— The request —
Copy every line of the data that includes the string "with".

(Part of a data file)
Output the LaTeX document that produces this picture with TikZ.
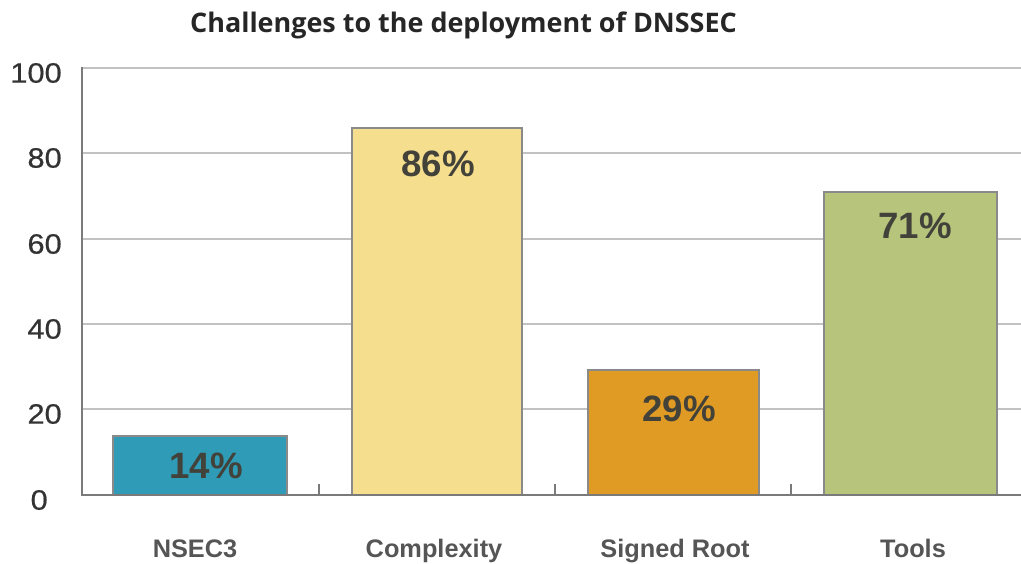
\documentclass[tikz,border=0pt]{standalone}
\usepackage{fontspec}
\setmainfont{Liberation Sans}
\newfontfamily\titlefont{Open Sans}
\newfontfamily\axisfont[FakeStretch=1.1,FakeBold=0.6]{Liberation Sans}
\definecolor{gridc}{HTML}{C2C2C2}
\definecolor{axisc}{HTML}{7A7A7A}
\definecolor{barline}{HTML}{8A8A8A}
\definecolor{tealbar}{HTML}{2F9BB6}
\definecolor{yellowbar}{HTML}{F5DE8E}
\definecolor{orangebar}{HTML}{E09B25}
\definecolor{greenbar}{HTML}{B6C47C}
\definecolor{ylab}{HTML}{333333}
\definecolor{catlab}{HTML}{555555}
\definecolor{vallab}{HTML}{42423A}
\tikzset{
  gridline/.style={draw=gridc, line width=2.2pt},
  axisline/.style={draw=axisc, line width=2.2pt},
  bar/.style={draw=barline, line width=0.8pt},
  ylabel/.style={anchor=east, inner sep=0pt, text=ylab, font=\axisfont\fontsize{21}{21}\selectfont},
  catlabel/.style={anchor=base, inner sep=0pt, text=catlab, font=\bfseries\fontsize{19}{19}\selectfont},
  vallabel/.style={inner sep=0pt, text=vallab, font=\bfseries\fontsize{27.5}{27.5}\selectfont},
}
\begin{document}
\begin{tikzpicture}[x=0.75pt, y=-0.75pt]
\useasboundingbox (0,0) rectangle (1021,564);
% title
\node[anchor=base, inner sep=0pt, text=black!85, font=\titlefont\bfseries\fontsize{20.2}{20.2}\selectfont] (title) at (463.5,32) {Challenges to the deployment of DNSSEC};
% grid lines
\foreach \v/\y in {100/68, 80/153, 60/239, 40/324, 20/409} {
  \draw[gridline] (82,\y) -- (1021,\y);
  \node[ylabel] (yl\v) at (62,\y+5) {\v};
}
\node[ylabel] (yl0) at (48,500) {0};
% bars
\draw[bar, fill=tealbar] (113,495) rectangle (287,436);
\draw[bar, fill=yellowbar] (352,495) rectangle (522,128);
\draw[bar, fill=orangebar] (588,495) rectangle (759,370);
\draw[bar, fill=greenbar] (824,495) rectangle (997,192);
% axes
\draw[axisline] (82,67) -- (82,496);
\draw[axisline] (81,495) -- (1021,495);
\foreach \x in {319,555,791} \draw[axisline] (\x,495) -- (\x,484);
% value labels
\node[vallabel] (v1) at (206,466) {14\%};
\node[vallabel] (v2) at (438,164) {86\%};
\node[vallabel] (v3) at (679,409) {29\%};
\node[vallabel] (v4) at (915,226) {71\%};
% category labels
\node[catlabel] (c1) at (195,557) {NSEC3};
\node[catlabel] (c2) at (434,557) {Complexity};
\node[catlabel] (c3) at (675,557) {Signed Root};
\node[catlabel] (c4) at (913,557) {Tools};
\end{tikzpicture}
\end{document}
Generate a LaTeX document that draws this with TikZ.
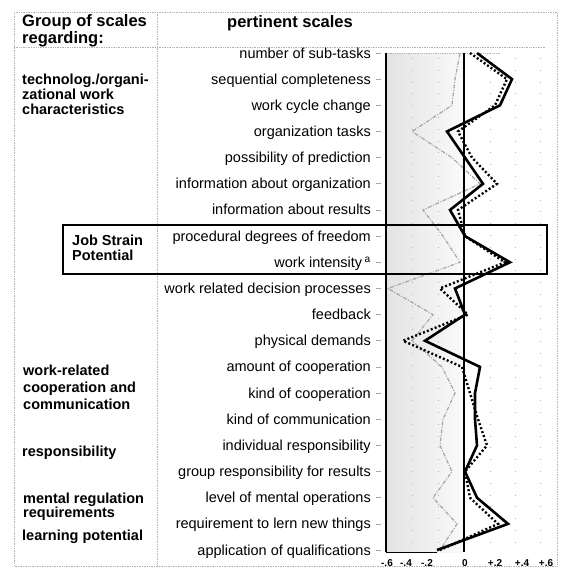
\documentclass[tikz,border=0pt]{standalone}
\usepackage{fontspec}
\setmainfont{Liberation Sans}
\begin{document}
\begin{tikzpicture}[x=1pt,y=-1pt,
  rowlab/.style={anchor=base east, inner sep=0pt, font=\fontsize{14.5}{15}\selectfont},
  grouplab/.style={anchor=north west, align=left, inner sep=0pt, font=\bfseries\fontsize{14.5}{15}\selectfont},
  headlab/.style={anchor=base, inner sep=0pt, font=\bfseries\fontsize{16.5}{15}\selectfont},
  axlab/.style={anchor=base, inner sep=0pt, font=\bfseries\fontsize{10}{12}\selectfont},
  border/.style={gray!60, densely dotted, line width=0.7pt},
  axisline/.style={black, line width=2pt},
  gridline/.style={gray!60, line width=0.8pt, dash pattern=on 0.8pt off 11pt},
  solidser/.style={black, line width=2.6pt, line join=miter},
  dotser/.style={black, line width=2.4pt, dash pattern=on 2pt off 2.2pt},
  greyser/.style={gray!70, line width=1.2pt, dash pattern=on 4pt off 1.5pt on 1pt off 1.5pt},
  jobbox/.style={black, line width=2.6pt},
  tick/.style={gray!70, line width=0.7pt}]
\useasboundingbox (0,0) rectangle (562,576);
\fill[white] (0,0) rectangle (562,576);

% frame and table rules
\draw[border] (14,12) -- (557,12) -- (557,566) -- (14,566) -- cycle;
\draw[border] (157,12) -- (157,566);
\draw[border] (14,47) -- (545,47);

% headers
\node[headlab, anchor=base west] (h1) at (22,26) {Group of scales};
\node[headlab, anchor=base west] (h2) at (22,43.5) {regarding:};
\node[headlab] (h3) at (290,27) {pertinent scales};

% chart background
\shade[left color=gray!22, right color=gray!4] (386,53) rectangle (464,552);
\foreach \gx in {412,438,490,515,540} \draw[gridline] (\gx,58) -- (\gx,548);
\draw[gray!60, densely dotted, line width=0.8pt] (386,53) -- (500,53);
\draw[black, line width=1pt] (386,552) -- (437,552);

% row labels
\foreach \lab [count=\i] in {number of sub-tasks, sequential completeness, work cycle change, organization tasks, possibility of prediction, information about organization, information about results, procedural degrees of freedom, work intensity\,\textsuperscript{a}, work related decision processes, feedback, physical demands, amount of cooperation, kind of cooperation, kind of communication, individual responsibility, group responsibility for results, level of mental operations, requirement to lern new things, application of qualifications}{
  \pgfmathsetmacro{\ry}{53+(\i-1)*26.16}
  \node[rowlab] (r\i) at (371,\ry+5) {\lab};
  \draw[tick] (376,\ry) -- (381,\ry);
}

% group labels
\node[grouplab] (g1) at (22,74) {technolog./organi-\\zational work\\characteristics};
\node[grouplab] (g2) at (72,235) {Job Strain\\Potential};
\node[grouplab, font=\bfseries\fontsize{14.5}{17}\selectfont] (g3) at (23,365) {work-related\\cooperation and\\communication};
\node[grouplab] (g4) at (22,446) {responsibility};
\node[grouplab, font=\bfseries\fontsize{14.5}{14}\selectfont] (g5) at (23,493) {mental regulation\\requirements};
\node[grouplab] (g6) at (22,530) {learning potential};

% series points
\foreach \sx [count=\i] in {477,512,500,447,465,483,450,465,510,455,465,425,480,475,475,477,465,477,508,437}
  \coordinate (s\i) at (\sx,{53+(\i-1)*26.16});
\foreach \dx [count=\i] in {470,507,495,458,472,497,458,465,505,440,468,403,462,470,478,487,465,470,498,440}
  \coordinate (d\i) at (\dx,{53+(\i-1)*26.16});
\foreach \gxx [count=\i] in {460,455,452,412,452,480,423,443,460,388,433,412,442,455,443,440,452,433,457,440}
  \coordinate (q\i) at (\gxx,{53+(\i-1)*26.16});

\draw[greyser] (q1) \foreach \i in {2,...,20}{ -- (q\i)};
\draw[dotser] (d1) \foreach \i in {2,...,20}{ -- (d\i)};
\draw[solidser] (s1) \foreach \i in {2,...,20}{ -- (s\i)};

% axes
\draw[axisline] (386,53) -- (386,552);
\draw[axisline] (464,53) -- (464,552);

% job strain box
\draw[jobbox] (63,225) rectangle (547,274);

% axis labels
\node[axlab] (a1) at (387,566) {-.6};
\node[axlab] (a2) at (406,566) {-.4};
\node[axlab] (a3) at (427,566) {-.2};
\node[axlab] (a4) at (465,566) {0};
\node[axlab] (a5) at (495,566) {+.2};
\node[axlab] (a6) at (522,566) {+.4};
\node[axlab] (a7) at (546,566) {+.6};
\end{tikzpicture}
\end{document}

— Task response —
Output the LaTeX document that produces this picture with TikZ.
Generate a LaTeX document that draws this with TikZ.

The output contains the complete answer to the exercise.